RECORDED DATA
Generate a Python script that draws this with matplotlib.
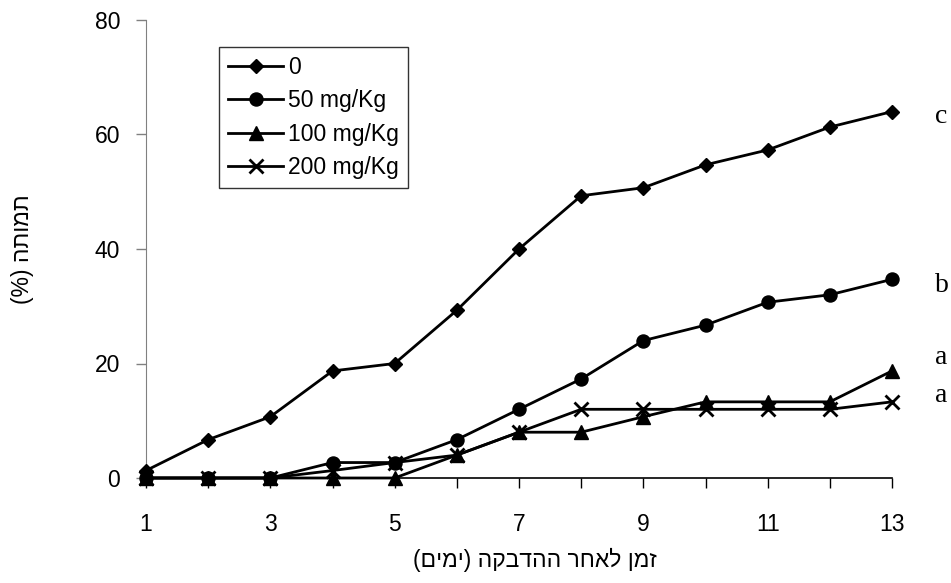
import matplotlib
matplotlib.use("Agg")
import matplotlib.pyplot as plt
from matplotlib.ticker import FixedLocator, MultipleLocator

days = list(range(1, 14))
series_labels = ["0", "50 mg/Kg", "100 mg/Kg", "200 mg/Kg"]
dose_0 = [1.3, 6.7, 10.7, 18.7, 20.0, 29.3, 40.0, 49.3, 50.7, 54.7, 57.3, 61.3, 64.0]
dose_50 = [0, 0, 0, 2.7, 2.7, 6.7, 12.0, 17.3, 24.0, 26.7, 30.7, 32.0, 34.7]
dose_100 = [0, 0, 0, 0, 0, 4.0, 8.0, 8.0, 10.7, 13.3, 13.3, 13.3, 18.7]
dose_200 = [0, 0, 0, 1.3, 2.7, 4.0, 8.0, 12.0, 12.0, 12.0, 12.0, 12.0, 13.3]
group_letters = ["c", "b", "a", "a"]
letter_y = [62.0, 32.5, 20.0, 13.3]
x_ticklabels = [1, 3, 5, 7, 9, 11, 13]
y_ticks = [0, 20, 40, 60, 80]

# Hebrew labels (logical order), converted to visual order for LTR rendering
xlabel_logical = "זמן לאחר ההדבקה (ימים)"
ylabel_logical = "תמותה (%)"


def visual(s):
    mirror = {"(": ")", ")": "("}
    return "".join(mirror.get(c, c) for c in reversed(s))


W, H = 951, 583
PT = 0.72  # points per pixel at 100 dpi
fig = plt.figure(figsize=(W / 100, H / 100), dpi=100)
L, R, T, B = 146, 892, 20, 478
ax = fig.add_axes([L / W, 1 - B / H, (R - L) / W, (B - T) / H])

fs = 16.5
font = "Liberation Sans"
styles = [
    dict(marker="D", ms=7.6),
    dict(marker="o", ms=9.4),
    dict(marker="^", ms=10),
    dict(marker="x", ms=10, mew=2),
]
for vals, lab, st in zip([dose_0, dose_50, dose_100, dose_200], series_labels, styles):
    ax.plot(days, vals, color="black", lw=2, label=lab, mfc="black", mec="black",
            clip_on=False, zorder=3, **st)

ax.set_xlim(1, 13)
ax.set_ylim(0, 80)
ax.xaxis.set_major_locator(FixedLocator(x_ticklabels))
ax.xaxis.set_minor_locator(MultipleLocator(1))
ax.set_yticks(y_ticks)
ax.tick_params(axis="x", which="both", direction="out", length=10 * PT, width=1,
               color="black", pad=25 * PT, labelsize=fs)
ax.tick_params(axis="y", direction="out", length=10 * PT, width=1, color="#808080",
               pad=16 * PT, labelsize=fs)
for lbl in ax.get_xticklabels() + ax.get_yticklabels():
    lbl.set_fontfamily(font)

ax.spines["top"].set_visible(False)
ax.spines["right"].set_visible(False)
ax.spines["left"].set_color("#808080")
ax.spines["bottom"].set_color("black")
ax.spines["bottom"].set_linewidth(1.2)

for letter, yv in zip(group_letters, letter_y):
    ax.text(13.69, yv, letter, family="Liberation Serif", fontsize=20, ha="left",
            va="baseline", clip_on=False)

fig.text(535 / W, 1 - 560 / H, visual(xlabel_logical), family=font, fontsize=fs,
         ha="center", va="center")
fig.text(23 / W, 1 - 249 / H, visual(ylabel_logical), family=font, fontsize=fs,
         ha="center", va="center", rotation=90)

leg = ax.legend(loc="upper left", bbox_to_anchor=((219 - L) / (R - L), (B - 47) / (B - T)),
                prop={"family": font, "size": fs}, frameon=True, fancybox=False,
                edgecolor="black", handlelength=2.4, handletextpad=0.2,
                labelspacing=0.45, borderpad=0.4, borderaxespad=0)
leg.get_frame().set_linewidth(1)

fig.savefig("out.png", dpi=100)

WRITTEN REQUEST
Return nothing but the lines running from the start of the data to the line with "clip_on=False, zorder=3, **st)", please, both ends included and no pictures.

ANSWER BELOW
Generate a Python script that draws this with matplotlib.
import matplotlib
matplotlib.use("Agg")
import matplotlib.pyplot as plt
from matplotlib.ticker import FixedLocator, MultipleLocator

days = list(range(1, 14))
series_labels = ["0", "50 mg/Kg", "100 mg/Kg", "200 mg/Kg"]
dose_0 = [1.3, 6.7, 10.7, 18.7, 20.0, 29.3, 40.0, 49.3, 50.7, 54.7, 57.3, 61.3, 64.0]
dose_50 = [0, 0, 0, 2.7, 2.7, 6.7, 12.0, 17.3, 24.0, 26.7, 30.7, 32.0, 34.7]
dose_100 = [0, 0, 0, 0, 0, 4.0, 8.0, 8.0, 10.7, 13.3, 13.3, 13.3, 18.7]
dose_200 = [0, 0, 0, 1.3, 2.7, 4.0, 8.0, 12.0, 12.0, 12.0, 12.0, 12.0, 13.3]
group_letters = ["c", "b", "a", "a"]
letter_y = [62.0, 32.5, 20.0, 13.3]
x_ticklabels = [1, 3, 5, 7, 9, 11, 13]
y_ticks = [0, 20, 40, 60, 80]

# Hebrew labels (logical order), converted to visual order for LTR rendering
xlabel_logical = "זמן לאחר ההדבקה (ימים)"
ylabel_logical = "תמותה (%)"


def visual(s):
    mirror = {"(": ")", ")": "("}
    return "".join(mirror.get(c, c) for c in reversed(s))


W, H = 951, 583
PT = 0.72  # points per pixel at 100 dpi
fig = plt.figure(figsize=(W / 100, H / 100), dpi=100)
L, R, T, B = 146, 892, 20, 478
ax = fig.add_axes([L / W, 1 - B / H, (R - L) / W, (B - T) / H])

fs = 16.5
font = "Liberation Sans"
styles = [
    dict(marker="D", ms=7.6),
    dict(marker="o", ms=9.4),
    dict(marker="^", ms=10),
    dict(marker="x", ms=10, mew=2),
]
for vals, lab, st in zip([dose_0, dose_50, dose_100, dose_200], series_labels, styles):
    ax.plot(days, vals, color="black", lw=2, label=lab, mfc="black", mec="black",
            clip_on=False, zorder=3, **st)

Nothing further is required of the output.